## WHAT THE EXERCISE ASKS
Leave out any picture and return the remaining listing below exactly as given.

------------

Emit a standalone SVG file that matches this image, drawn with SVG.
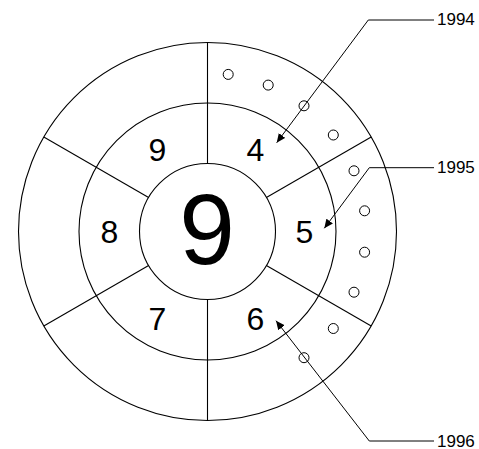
<svg xmlns="http://www.w3.org/2000/svg" width="479" height="449" viewBox="0 0 479 449">
<style>
.ln{fill:none;stroke:#000;stroke-width:1.1}
.dot{fill:#fff;stroke:#000;stroke-width:1}
.dg{font-family:"Liberation Sans",Arial,sans-serif;font-size:32px;text-anchor:middle;fill:#000}
.big{font-family:"Liberation Sans",Arial,sans-serif;font-size:100px;text-anchor:middle;fill:#000}
.yr{font-family:"Liberation Sans",Arial,sans-serif;font-size:17px;fill:#000}
.ld{fill:none;stroke:#000;stroke-width:1}
</style>
<defs>
<marker id="ah" viewBox="0 0 10 10" refX="10" refY="5" markerWidth="9" markerHeight="9" markerUnits="userSpaceOnUse" orient="auto">
<path d="M0,0.5 L10,5 L0,9.5 Z" fill="#000"/>
</marker>
</defs>
<rect width="479" height="449" fill="#fff"/>
<g id="rings">
<circle class="ln" cx="207.5" cy="231.5" r="189"/>
<circle class="ln" cx="207.5" cy="231.5" r="128.5"/>
<circle class="ln" cx="207.5" cy="231.5" r="68"/>
</g>
<g id="spokes">
<line class="ln" x1="207.5" y1="42.5" x2="207.5" y2="163.5"/>
<line class="ln" x1="207.5" y1="299.5" x2="207.5" y2="420.5"/>
<line class="ln" x1="266.4" y1="197.5" x2="371.2" y2="137"/>
<line class="ln" x1="266.4" y1="265.5" x2="371.2" y2="326"/>
<line class="ln" x1="148.6" y1="197.5" x2="43.8" y2="137"/>
<line class="ln" x1="148.6" y1="265.5" x2="43.8" y2="326"/>
</g>
<g id="dots">
<circle class="dot" cx="228.2" cy="74.4" r="5"/>
<circle class="dot" cx="268.2" cy="85.1" r="5"/>
<circle class="dot" cx="304" cy="105.8" r="5"/>
<circle class="dot" cx="333.3" cy="135" r="5"/>
<circle class="dot" cx="354" cy="170.8" r="5"/>
<circle class="dot" cx="364.6" cy="210.8" r="5"/>
<circle class="dot" cx="364.6" cy="252.2" r="5"/>
<circle class="dot" cx="354" cy="292.2" r="5"/>
<circle class="dot" cx="333.3" cy="328.5" r="5"/>
<circle class="dot" cx="304" cy="357.7" r="5"/>
</g>
<g id="center"><text class="big" x="207" y="264">9</text></g>
<g id="n9"><text class="dg" x="157.5" y="160.5">9</text></g>
<g id="n4"><text class="dg" x="255.5" y="160.5">4</text></g>
<g id="n8"><text class="dg" x="109.5" y="242.5">8</text></g>
<g id="n5"><text class="dg" x="304.5" y="242.5">5</text></g>
<g id="n7"><text class="dg" x="157.5" y="329.5">7</text></g>
<g id="n6"><text class="dg" x="255.5" y="329.5">6</text></g>
<g id="connectors">
<polyline class="ld" points="434,20 368.3,20 276.7,142.7" marker-end="url(#ah)"/>
<polyline class="ld" points="434,167.7 369.3,167.7 324.3,228.3" marker-end="url(#ah)"/>
<polyline class="ld" points="434,441 369.3,441 276,320.7" marker-end="url(#ah)"/>
</g>
<g id="labels">
<text class="yr" x="437" y="25">1994</text>
<text class="yr" x="437" y="172.5">1995</text>
<text class="yr" x="437" y="446.5">1996</text>
</g>
</svg>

------------

## RESPONSE FOR THIS EXERCISE
Emit a standalone SVG file that matches this image, drawn with SVG.
<svg xmlns="http://www.w3.org/2000/svg" width="479" height="449" viewBox="0 0 479 449">
<style>
.ln{fill:none;stroke:#000;stroke-width:1.1}
.dot{fill:#fff;stroke:#000;stroke-width:1}
.dg{font-family:"Liberation Sans",Arial,sans-serif;font-size:32px;text-anchor:middle;fill:#000}
.big{font-family:"Liberation Sans",Arial,sans-serif;font-size:100px;text-anchor:middle;fill:#000}
.yr{font-family:"Liberation Sans",Arial,sans-serif;font-size:17px;fill:#000}
.ld{fill:none;stroke:#000;stroke-width:1}
</style>
<defs>
<marker id="ah" viewBox="0 0 10 10" refX="10" refY="5" markerWidth="9" markerHeight="9" markerUnits="userSpaceOnUse" orient="auto">
<path d="M0,0.5 L10,5 L0,9.5 Z" fill="#000"/>
</marker>
</defs>
<rect width="479" height="449" fill="#fff"/>
<g id="rings">
<circle class="ln" cx="207.5" cy="231.5" r="189"/>
<circle class="ln" cx="207.5" cy="231.5" r="128.5"/>
<circle class="ln" cx="207.5" cy="231.5" r="68"/>
</g>
<g id="spokes">
<line class="ln" x1="207.5" y1="42.5" x2="207.5" y2="163.5"/>
<line class="ln" x1="207.5" y1="299.5" x2="207.5" y2="420.5"/>
<line class="ln" x1="266.4" y1="197.5" x2="371.2" y2="137"/>
<line class="ln" x1="266.4" y1="265.5" x2="371.2" y2="326"/>
<line class="ln" x1="148.6" y1="197.5" x2="43.8" y2="137"/>
<line class="ln" x1="148.6" y1="265.5" x2="43.8" y2="326"/>
</g>
<g id="dots">
<circle class="dot" cx="228.2" cy="74.4" r="5"/>
<circle class="dot" cx="268.2" cy="85.1" r="5"/>
<circle class="dot" cx="304" cy="105.8" r="5"/>
<circle class="dot" cx="333.3" cy="135" r="5"/>
<circle class="dot" cx="354" cy="170.8" r="5"/>
<circle class="dot" cx="364.6" cy="210.8" r="5"/>
<circle class="dot" cx="364.6" cy="252.2" r="5"/>
<circle class="dot" cx="354" cy="292.2" r="5"/>
<circle class="dot" cx="333.3" cy="328.5" r="5"/>
<circle class="dot" cx="304" cy="357.7" r="5"/>
</g>
<g id="center"><text class="big" x="207" y="264">9</text></g>
<g id="n9"><text class="dg" x="157.5" y="160.5">9</text></g>
<g id="n4"><text class="dg" x="255.5" y="160.5">4</text></g>
<g id="n8"><text class="dg" x="109.5" y="242.5">8</text></g>
<g id="n5"><text class="dg" x="304.5" y="242.5">5</text></g>
<g id="n7"><text class="dg" x="157.5" y="329.5">7</text></g>
<g id="n6"><text class="dg" x="255.5" y="329.5">6</text></g>
<g id="connectors">
<polyline class="ld" points="434,20 368.3,20 276.7,142.7" marker-end="url(#ah)"/>
<polyline class="ld" points="434,167.7 369.3,167.7 324.3,228.3" marker-end="url(#ah)"/>
<polyline class="ld" points="434,441 369.3,441 276,320.7" marker-end="url(#ah)"/>
</g>
<g id="labels">
<text class="yr" x="437" y="25">1994</text>
<text class="yr" x="437" y="172.5">1995</text>
<text class="yr" x="437" y="446.5">1996</text>
</g>
</svg>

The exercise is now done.